### What is required
Comb through the entries for "matplotlib" and pull out each line that holds it.

---------------

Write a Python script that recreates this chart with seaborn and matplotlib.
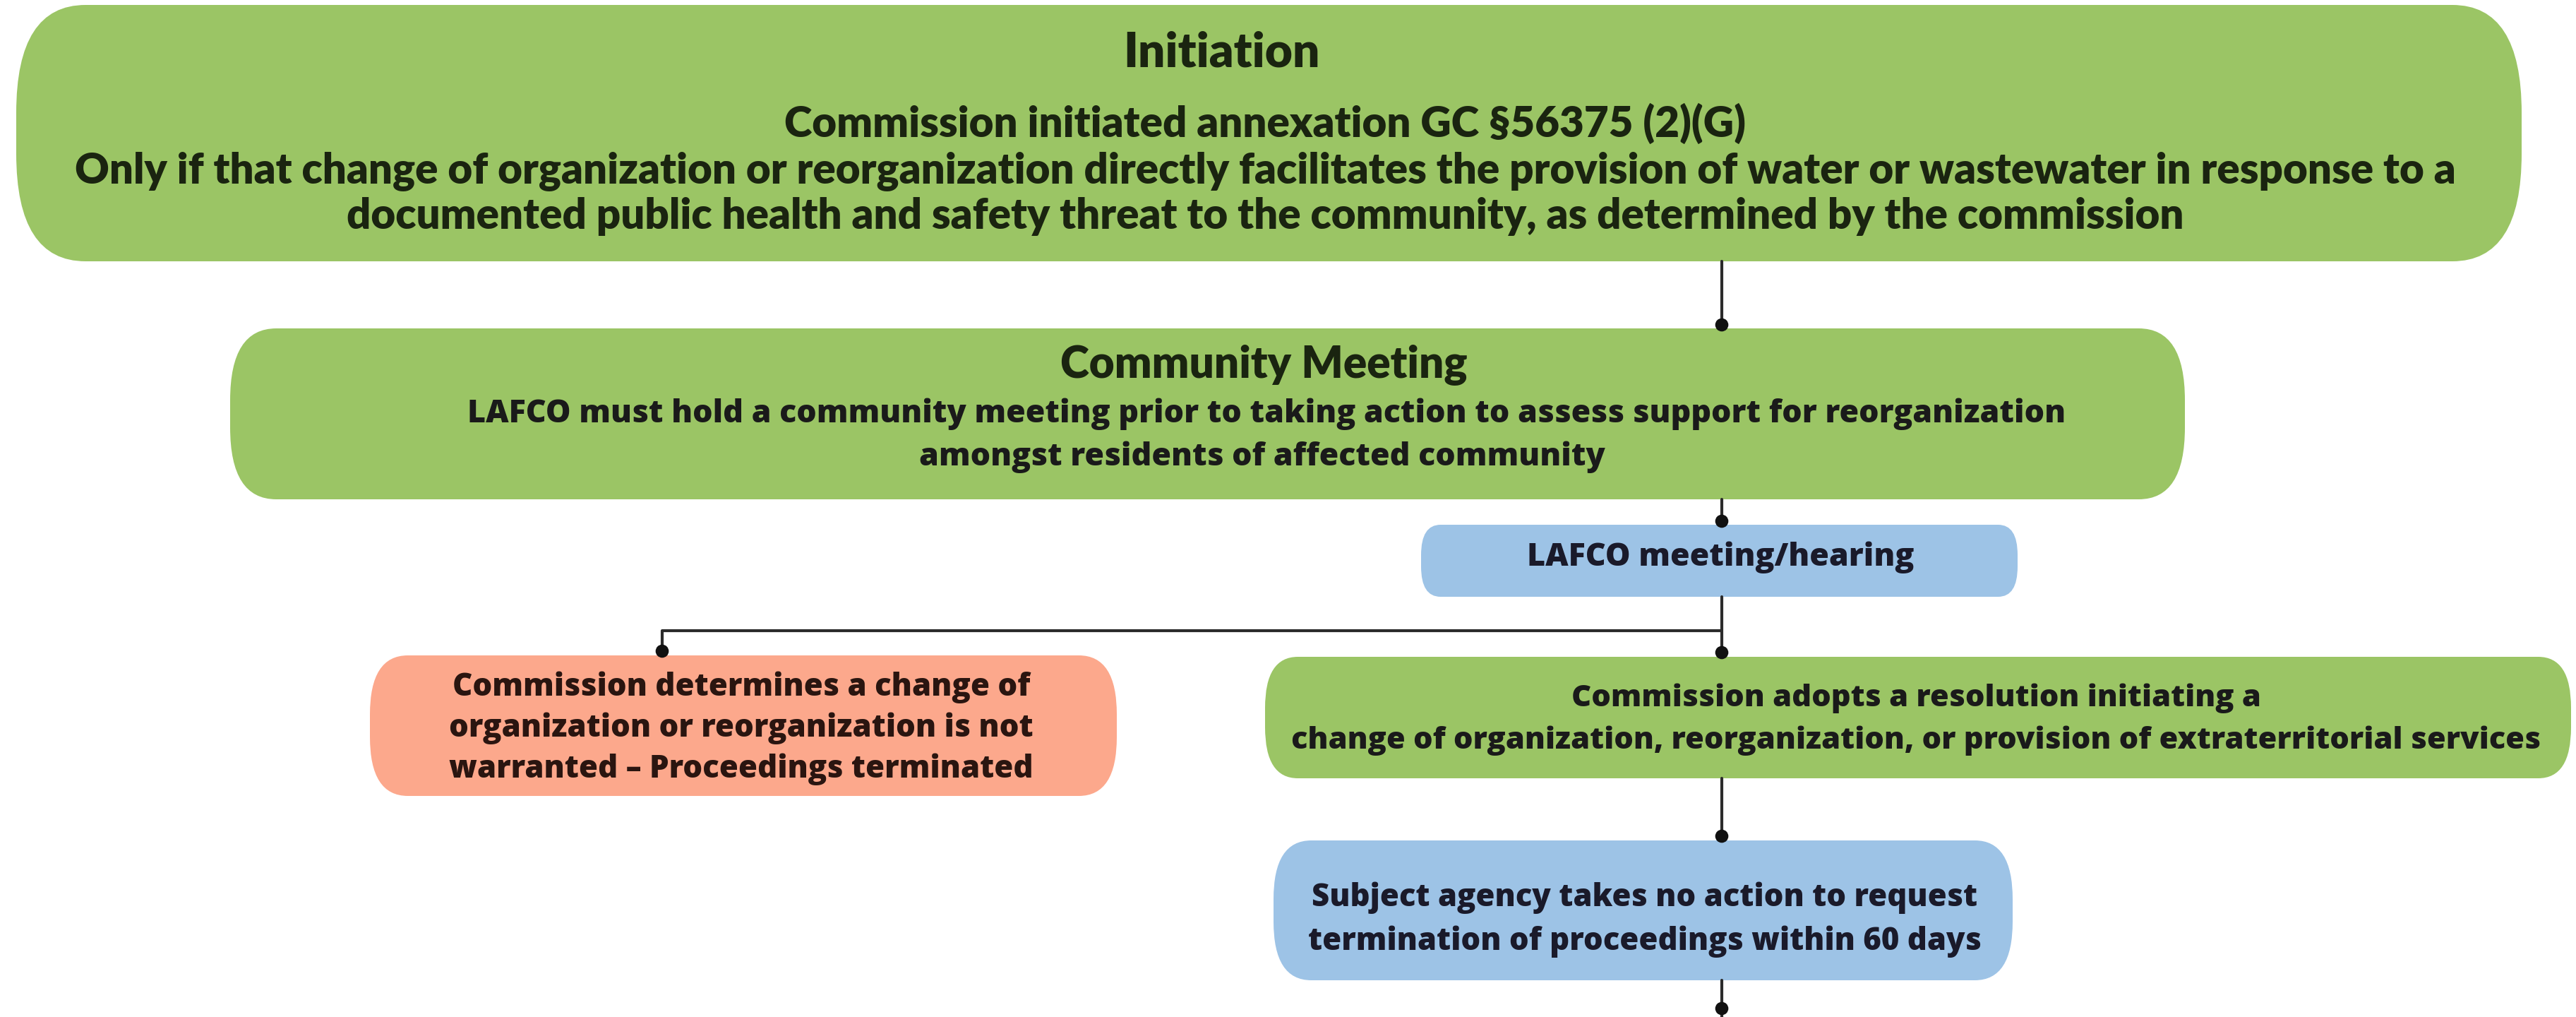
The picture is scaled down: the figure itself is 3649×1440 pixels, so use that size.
import numpy as np
import pandas as pd
import matplotlib
matplotlib.use("Agg")
import matplotlib.pyplot as plt
from matplotlib.patches import FancyBboxPatch
import seaborn as sns

# ---------------- content ----------------
box_ids = ["initiation", "community", "hearing", "terminated", "resolution", "no_action"]
box_colors = ["#9BC565", "#9BC565", "#9DC3E6", "#FCA88C", "#9BC565", "#9DC3E6"]

initiation_title = ["Initiation"]
initiation_lines = [
    "Commission initiated annexation GC §56375 (2)(G)",
    "Only if that change of organization or reorganization directly facilitates the provision of water or wastewater in response to a",
    "documented public health and safety threat to the community, as determined by the commission",
]
community_title = ["Community Meeting"]
community_lines = [
    "LAFCO must hold a community meeting prior to taking action to assess support for reorganization",
    "amongst residents of affected community",
]
hearing_lines = ["LAFCO meeting/hearing"]
terminated_lines = [
    "Commission determines a change of",
    "organization or reorganization is not",
    "warranted \u2013 Proceedings terminated",
]
resolution_lines = [
    "Commission adopts a resolution initiating a",
    "change of organization, reorganization, or provision of extraterritorial services",
]
no_action_lines = [
    "Subject agency takes no action to request",
    "termination of proceedings within 60 days",
]

# ---------------- layout (image pixel space) ----------------
W, H = 3649, 1440
boxes = {  # x0, y0, x1, y1
    "initiation": (23, 7, 3572, 370),
    "community": (326, 465, 3095, 707),
    "hearing": (2013, 743, 2858, 845),
    "terminated": (524, 928, 1582, 1127),
    "resolution": (1792, 930, 3642, 1102),
    "no_action": (1804, 1190, 2851, 1388),
}
# text groups: (lines, x centre, y centres, target widths, font family, weight, color)
text_groups = [
    (initiation_title, [1730], [75], [279], "Lato", "heavy", "#1a2410"),
    (initiation_lines, [1792, 1792, 1792], [175, 242, 307], [1359, 3398, 2606], "Lato", "heavy", "#1a2410"),
    (community_title, [1790], [517], [577], "Lato", "heavy", "#1a2410"),
    (community_lines, [1794, 1788], [586, 647], [2285, 961], "Open Sans", "heavy", "#1a1a1a"),
    (hearing_lines, [2437], [789], [547], "Open Sans", "heavy", "#1a1a2a"),
    (terminated_lines, [1050, 1050, 1050], [973, 1031, 1089], [817, 828, 831], "Open Sans", "heavy", "#2a1510"),
    (resolution_lines, [2714, 2714], [989, 1049], [975, 1776], "Open Sans", "heavy", "#1a1a1a"),
    (no_action_lines, [2330, 2330], [1271, 1333], [938, 959], "Open Sans", "heavy", "#1a1a2a"),
]

cx = 2439
segments = pd.DataFrame({
    "seg": [0, 0, 1, 1, 2, 2, 3, 3, 3, 4, 4, 5, 5],
    "x":   [cx, cx, cx, cx, cx, cx, cx, 938, 938, cx, cx, cx, cx],
    "y":   [370, 462, 707, 740, 845, 926, 893, 893, 924, 1102, 1186, 1388, 1440],
})
dots = pd.DataFrame({
    "x": [cx, cx, cx, 938, cx, cx],
    "y": [460, 738, 924, 922, 1184, 1428],
})

# ---------------- drawing ----------------
sns.set_theme(style="white")
plt.rcParams["font.family"] = ["Lato", "DejaVu Sans"]

fig = plt.figure(figsize=(W / 100, H / 100), dpi=100)
ax = fig.add_axes([0, 0, 1, 1])

for bid, col in zip(box_ids, box_colors):
    x0, y0, x1, y1 = boxes[bid]
    h = y1 - y0
    rx = 0.27 * h
    ry = 0.42 * h
    p = FancyBboxPatch((x0, y0), x1 - x0, h,
                       boxstyle=f"round,pad=0,rounding_size={rx}",
                       mutation_aspect=ry / rx,
                       facecolor=col, edgecolor="none", zorder=1)
    ax.add_patch(p)

sns.lineplot(data=segments, x="x", y="y", units="seg", estimator=None, sort=False,
             color="#2b2b2b", linewidth=3.0, ax=ax, zorder=3)
sns.scatterplot(data=dots, x="x", y="y", color="#111111", s=180, edgecolor="none",
                ax=ax, zorder=4)

ax.set_xlim(0, W)
ax.set_ylim(H, 0)
ax.axis("off")

fig.canvas.draw()
renderer = fig.canvas.get_renderer()
for lines, xs, ys, widths, fam, wt, col in text_groups:
    objs = []
    for line, x, y in zip(lines, xs, ys):
        t = ax.text(x, y, line, ha="center", va="center", fontsize=20,
                    family=[fam, "DejaVu Sans"], fontweight=wt, color=col, zorder=5)
        objs.append(t)
    sizes = []
    for t, w in zip(objs, widths):
        bb = t.get_window_extent(renderer)
        sizes.append(20 * w / bb.width)
    fs = float(np.median(sizes))
    for t in objs:
        t.set_fontsize(fs)

fig.savefig("out.png", dpi=100, facecolor="white")
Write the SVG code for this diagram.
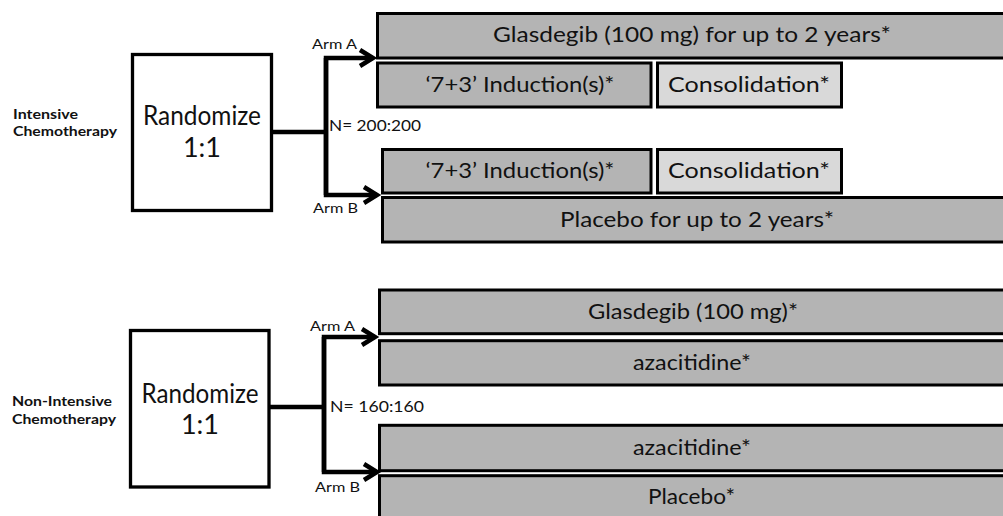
<svg xmlns="http://www.w3.org/2000/svg" width="1003" height="516" viewBox="0 0 1003 516">
  <style>
    .box { stroke: #000; stroke-width: 3; }
    .arm { fill: #b4b4b4; }
    .light { fill: #d9d9d9; }
    .rand { fill: #fff; stroke: #000; stroke-width: 3.3; }
    .t { font-family: Lato, "Open Sans", "Liberation Sans", sans-serif; fill: #111; }
    .bt { font-size: 21px; text-anchor: middle; }
    .rt { font-size: 27px; text-anchor: middle; }
    .lab { font-size: 13.5px; }
    .grp { font-size: 14px; font-weight: bold; }
    .n { font-size: 15.5px; }
    .wire { fill: none; stroke: #000; stroke-width: 4.5; }
  </style>
  <defs>
    <marker id="head" markerUnits="userSpaceOnUse" viewBox="-16 -10 18 20" refX="0" refY="0" markerWidth="18" markerHeight="20" orient="auto" overflow="visible">
      <path d="M-13,-8 L0,0 L-13,8" fill="none" stroke="#000" stroke-width="4.5" stroke-linejoin="miter"/>
    </marker>
  </defs>
  <rect width="1003" height="516" fill="#fff"/>

  <!-- Intensive chemotherapy study -->
  <g id="label-intensive">
    <text class="t grp" x="13" y="119" textLength="65" lengthAdjust="spacingAndGlyphs">Intensive</text>
    <text class="t grp" x="13" y="136" textLength="104" lengthAdjust="spacingAndGlyphs">Chemotherapy</text>
  </g>
  <g id="randomize-intensive">
    <rect class="rand" x="132.5" y="54.5" width="139" height="156"/>
    <text class="t rt" x="202" y="125" textLength="118" lengthAdjust="spacingAndGlyphs">Randomize</text>
    <text class="t rt" x="202" y="157">1:1</text>
  </g>
  <g id="intensive-arm-a">
    <rect class="box arm" x="377.5" y="13.5" width="640" height="44.5"/>
    <text class="t bt" x="692" y="42" textLength="398" lengthAdjust="spacingAndGlyphs">Glasdegib (100 mg) for up to 2 years*</text>
    <rect class="box arm" x="377.5" y="63" width="273.5" height="44"/>
    <text class="t bt" x="520" y="92" textLength="189" lengthAdjust="spacingAndGlyphs">‘7+3’ Induction(s)*</text>
    <rect class="box light" x="657.5" y="63" width="184" height="44"/>
    <text class="t bt" x="749" y="92" textLength="162" lengthAdjust="spacingAndGlyphs">Consolidation*</text>
  </g>
  <g id="intensive-arm-b">
    <rect class="box arm" x="382.5" y="149.5" width="268.5" height="43.5"/>
    <text class="t bt" x="520" y="178" textLength="189" lengthAdjust="spacingAndGlyphs">‘7+3’ Induction(s)*</text>
    <rect class="box light" x="657.5" y="149.5" width="184" height="43.5"/>
    <text class="t bt" x="749" y="178" textLength="162" lengthAdjust="spacingAndGlyphs">Consolidation*</text>
    <rect class="box arm" x="382.5" y="197.5" width="640" height="44.5"/>
    <text class="t bt" x="697" y="227" textLength="274" lengthAdjust="spacingAndGlyphs">Placebo for up to 2 years*</text>
  </g>

  <!-- Non-intensive chemotherapy study -->
  <g id="label-non-intensive">
    <text class="t grp" x="12" y="406" textLength="100" lengthAdjust="spacingAndGlyphs">Non-Intensive</text>
    <text class="t grp" x="12" y="424" textLength="104" lengthAdjust="spacingAndGlyphs">Chemotherapy</text>
  </g>
  <g id="randomize-non-intensive">
    <rect class="rand" x="130.5" y="330.5" width="138.5" height="156.5"/>
    <text class="t rt" x="200" y="403" textLength="117" lengthAdjust="spacingAndGlyphs">Randomize</text>
    <text class="t rt" x="200" y="434">1:1</text>
  </g>
  <g id="non-intensive-arm-a">
    <rect class="box arm" x="379.5" y="290" width="640" height="43.7"/>
    <text class="t bt" x="693" y="319" textLength="210" lengthAdjust="spacingAndGlyphs">Glasdegib (100 mg)*</text>
    <rect class="box arm" x="379.5" y="340.7" width="640" height="44.3"/>
    <text class="t bt" x="692" y="370" textLength="118" lengthAdjust="spacingAndGlyphs">azacitidine*</text>
  </g>
  <g id="non-intensive-arm-b">
    <rect class="box arm" x="379.5" y="425.3" width="640" height="45.4"/>
    <text class="t bt" x="692" y="455" textLength="118" lengthAdjust="spacingAndGlyphs">azacitidine*</text>
    <rect class="box arm" x="379.5" y="475.7" width="640" height="60"/>
    <text class="t bt" x="691.5" y="504" textLength="87" lengthAdjust="spacingAndGlyphs">Placebo*</text>
  </g>

  <!-- Randomisation branches -->
  <g id="connectors">
    <path class="wire" d="M271,132 H326"/>
    <path class="wire" d="M326,195 V58 H373" marker-end="url(#head)"/>
    <path class="wire" d="M326,58 V195 H377" marker-end="url(#head)"/>
    <path class="wire" d="M268,407 H324"/>
    <path class="wire" d="M324,472 V337 H375" marker-end="url(#head)"/>
    <path class="wire" d="M324,337 V472 H377" marker-end="url(#head)"/>
  </g>
  <g id="connector-labels">
    <text class="t lab" x="312" y="49" textLength="45" lengthAdjust="spacingAndGlyphs">Arm A</text>
    <text class="t lab" x="313" y="213" textLength="45" lengthAdjust="spacingAndGlyphs">Arm B</text>
    <text class="t n" x="329" y="131" textLength="92" lengthAdjust="spacingAndGlyphs">N= 200:200</text>
    <text class="t lab" x="310" y="331" textLength="45" lengthAdjust="spacingAndGlyphs">Arm A</text>
    <text class="t lab" x="315" y="492" textLength="45" lengthAdjust="spacingAndGlyphs">Arm B</text>
    <text class="t n" x="330" y="412" textLength="94" lengthAdjust="spacingAndGlyphs">N= 160:160</text>
  </g>
</svg>
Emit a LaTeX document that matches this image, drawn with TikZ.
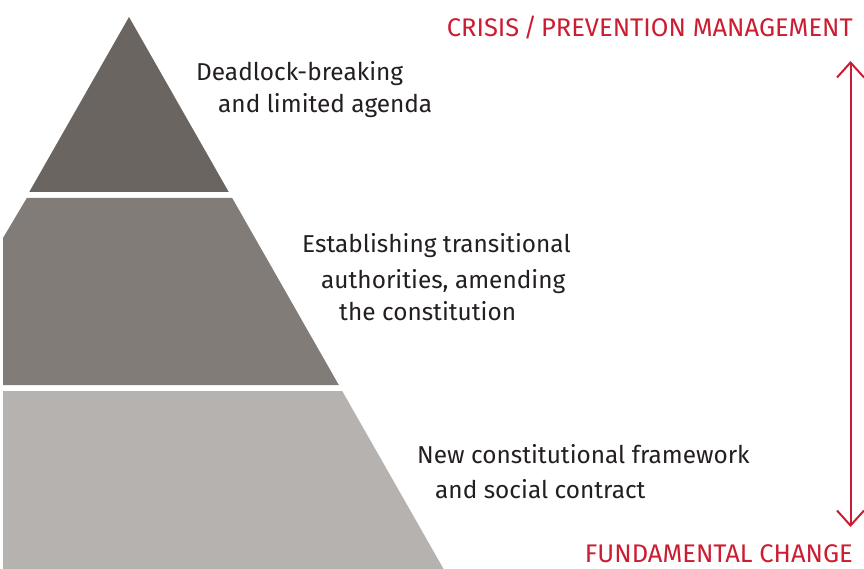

---------------

### Exercise result
Write a Python script that recreates this chart with seaborn and matplotlib.
import matplotlib
matplotlib.use("Agg")
import matplotlib.pyplot as plt
from matplotlib.patches import FancyBboxPatch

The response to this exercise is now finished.